The layout of a Nova 6 bomb
Nova 6 is a biochemical weapon that was developed by Nazi and Soviet scientists during the later years of World War II and early in the Cold War. The weapon, consisting of the elements neodymium, rhenium, and sulfur, was developed in concentration camp laboratories and tested on detainees, with development starting in January 1944 based off the Nebula V weapon.
By 1945, Nazi Germany had armed a battery of V-2 rockets with Nova 6, but the original Nova 6 test site in Poland was destroyed by heavy bombing. The compounds were moved from the Elbe River to a freighter in the North Sea, and the SS survivors sailed to the Arctic, where they rigged the ship with explosives and encamped at a research facility. In October 1945, General Nikita Dragovich launched Operation Olympus, capturing the Nova 6 and holding off British commandos as they attempted to steal it for the Western Allies. The Soviets tested it on Captain Viktor Reznov's men, though Reznov destroyed the Nova 6 cache.

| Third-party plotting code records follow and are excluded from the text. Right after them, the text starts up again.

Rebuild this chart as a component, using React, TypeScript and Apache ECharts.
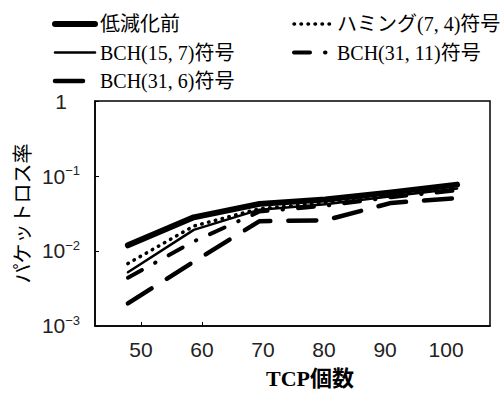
import { useEffect, useRef } from 'react';
import * as echarts from 'echarts';

// Categories (TCP count) and tick labels
const xCategories = ['50', '60', '70', '80', '90', '100'];
const xTickValues = [50, 60, 70, 80, 90, 100];
const xMarkedTicks = [50, 60];

// Series names
const nameBase = '低減化前';
const nameHam = 'ハミング(7, 4)符号';
const nameB157 = 'BCH(15, 7)符号';
const nameB3111 = 'BCH(31, 11)符号';
const nameB316 = 'BCH(31, 6)符号';

// Packet loss rate values
const baseline = [0.0119, 0.0281, 0.0425, 0.0485, 0.0605, 0.0767];
const hamming74 = [0.0068, 0.0215, 0.0367, 0.0438, 0.0554, 0.0702];
const bch157 = [0.0052, 0.0191, 0.0356, 0.0419, 0.0538, 0.0681];
const bch3111 = [0.0044, 0.0134, 0.0336, 0.0401, 0.0522, 0.0643];
const bch316 = [0.0020, 0.0072, 0.0250, 0.0257, 0.0438, 0.0507];

const SERIF = "'Liberation Serif', 'Noto Sans CJK JP', serif";
const SANS = "'Liberation Sans', 'Noto Sans', sans-serif";
const JP = "'Noto Sans CJK JP', sans-serif";

export default function App() {
  const ref = useRef<HTMLDivElement>(null);
  useEffect(() => {
    const chart = echarts.init(ref.current!, null, { renderer: 'svg' });
    const mk = (name: string, data: number[], lineStyle: any) => ({
      name,
      type: 'line',
      xAxisIndex: 1,
      yAxisIndex: 0,
      data,
      symbol: 'none',
      lineStyle: { color: '#000', cap: 'round', join: 'round', ...lineStyle },
      itemStyle: { color: '#000' },
    });
    const legendText = { fontFamily: SERIF, fontSize: 20, lineHeight: 20, color: '#000' };
    chart.setOption({
      animation: false,
      backgroundColor: '#fff',
      grid: {
        left: 95,
        right: 12,
        top: 101,
        bottom: 59,
        show: true,
        borderColor: '#000',
        borderWidth: 1.5,
      },
      legend: [
        {
          orient: 'vertical',
          left: 47,
          top: 9,
          itemWidth: 40,
          itemHeight: 14,
          itemGap: 8.5,
          itemStyle: { opacity: 0 },
          lineStyle: { width: 'inherit' },
          data: [nameBase, nameB157, nameB316],
          textStyle: legendText,
        },
        {
          orient: 'vertical',
          left: 287,
          top: 9,
          itemWidth: 36,
          itemHeight: 14,
          itemGap: 8.5,
          itemStyle: { opacity: 0 },
          lineStyle: { width: 'inherit' },
          data: [nameHam, nameB3111],
          textStyle: { ...legendText, padding: [0, 0, 0, 2] },
        },
      ],
      xAxis: [
        {
          type: 'value',
          min: 42.46,
          max: 107.2,
          position: 'bottom',
          name: 'TCP個数',
          nameLocation: 'middle',
          nameGap: 41,
          nameTextStyle: {
            fontFamily: SERIF,
            fontSize: 22,
            fontWeight: 'bold',
            color: '#000',
            padding: [0, 0, 0, 35],
          },
          axisLine: { show: true, lineStyle: { color: '#000', width: 1.5 } },
          axisTick: {
            show: true,
            inside: true,
            length: 4,
            customValues: xMarkedTicks,
            lineStyle: { color: '#000', width: 1 },
          },
          axisLabel: {
            customValues: xTickValues,
            fontFamily: SANS,
            fontSize: 21,
            color: '#222',
            margin: 13,
          },
          splitLine: { show: false },
        },
        {
          type: 'category',
          data: xCategories,
          boundaryGap: true,
          show: false,
        },
      ],
      yAxis: {
        type: 'log',
        logBase: 10,
        min: 0.001,
        max: 1,
        name: 'パケットロス率',
        nameLocation: 'middle',
        nameRotate: 90,
        nameGap: 64,
        nameTextStyle: { fontFamily: JP, fontSize: 20, color: '#000' },
        axisLine: { show: true, lineStyle: { color: '#000', width: 1.5 } },
        axisTick: { show: true, inside: true, length: 4, lineStyle: { color: '#000' } },
        splitLine: { show: false },
        minorTick: { show: false },
        axisLabel: {
          align: 'center',
          margin: 34,
          color: '#222',
          formatter: (v: number) => {
            const e = Math.round(Math.log10(v));
            return e === 0 ? '{n|1}' : `{n|10}{s|−${-e}}`;
          },
          rich: {
            n: { fontFamily: SANS, fontSize: 21, color: '#222', lineHeight: 24 },
            s: { fontFamily: SANS, fontSize: 13, color: '#222', verticalAlign: 'top', lineHeight: 14 },
          },
        },
      },
      series: [
        mk(nameBase, baseline, { width: 6, type: 'solid' }),
        mk(nameHam, hamming74, { width: 3.5, type: [0.5, 6.5] }),
        mk(nameB157, bch157, { width: 2.5, type: 'solid' }),
        mk(nameB3111, bch3111, { width: 4, type: [16, 15, 0.5, 15] }),
        mk(nameB316, bch316, { width: 4.5, type: [28, 18] }),
      ],
    });
    return () => chart.dispose();
  }, []);
  return (
    <div
      ref={ref}
      style={{ position: 'fixed', left: 0, top: 0, width: 502, height: 394 }}
    />
  );
}
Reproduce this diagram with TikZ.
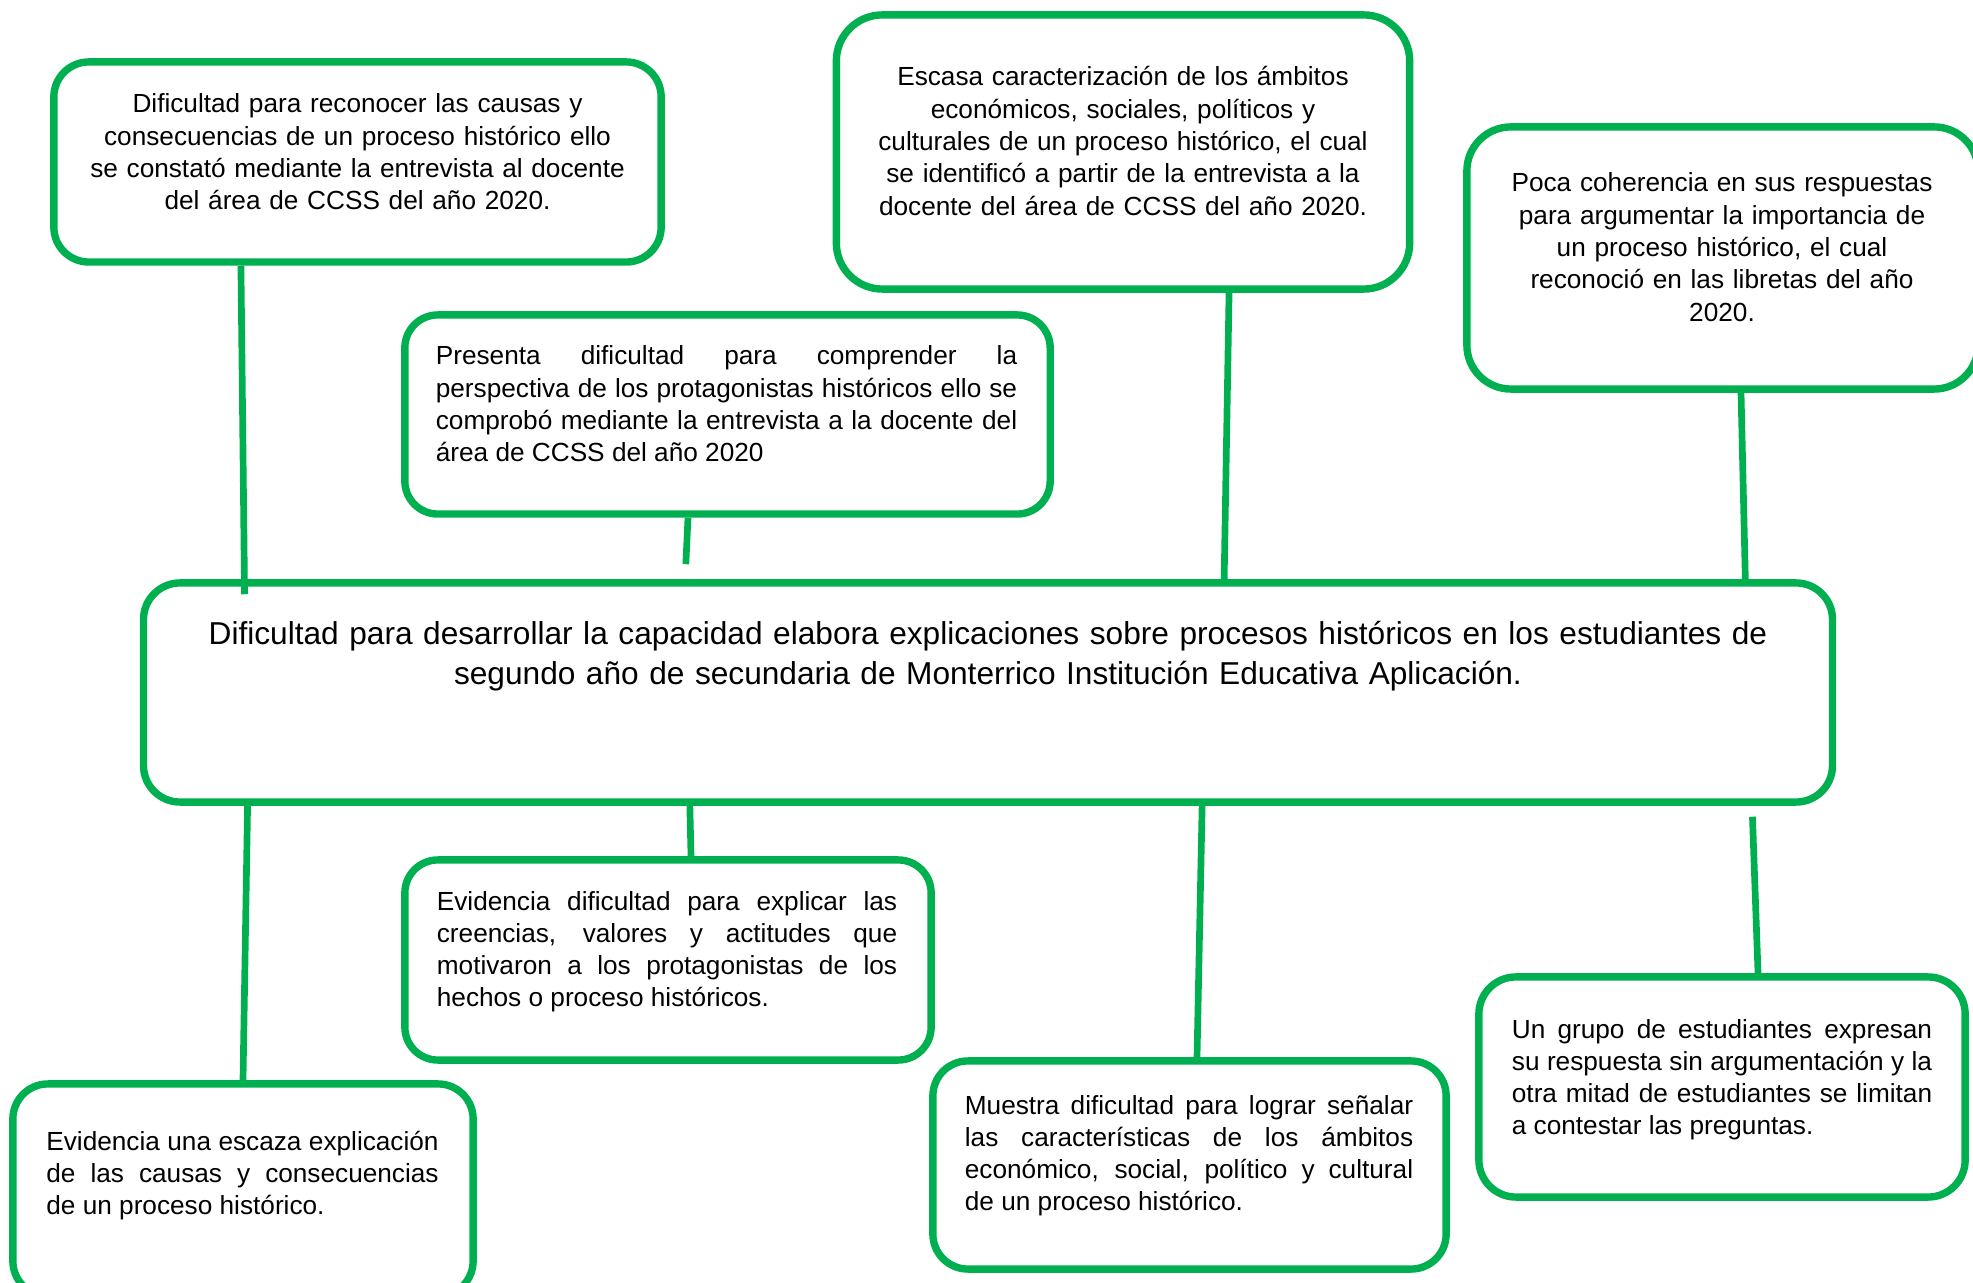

By 1959, Dragovich and Nazi scientist Friedrich Steiner developed a new and improved version of Nova 6. They gained the CPSU's approval to use Nova 6 as a first strike weapon against the United States in the event of a war. In Project Nova, Dragovich planned for the bombs to be activated by communist sleeper cells in the US state capitals as a part of the Soviet sleeper cell program, and they would be instructed by broadcasts from a numbers station. However, the CIA destroyed the Soviet Nova 6 base at Mount Yamantau and another base in Laos, and the numbers station was destroyed during the 1968 Rusalka crisis. The Nova 6 program was finally put to an end after the CIA destroyed its remaining facilities in the USSR; though it did not threaten the West again, some samples were still kept by Soviet officers.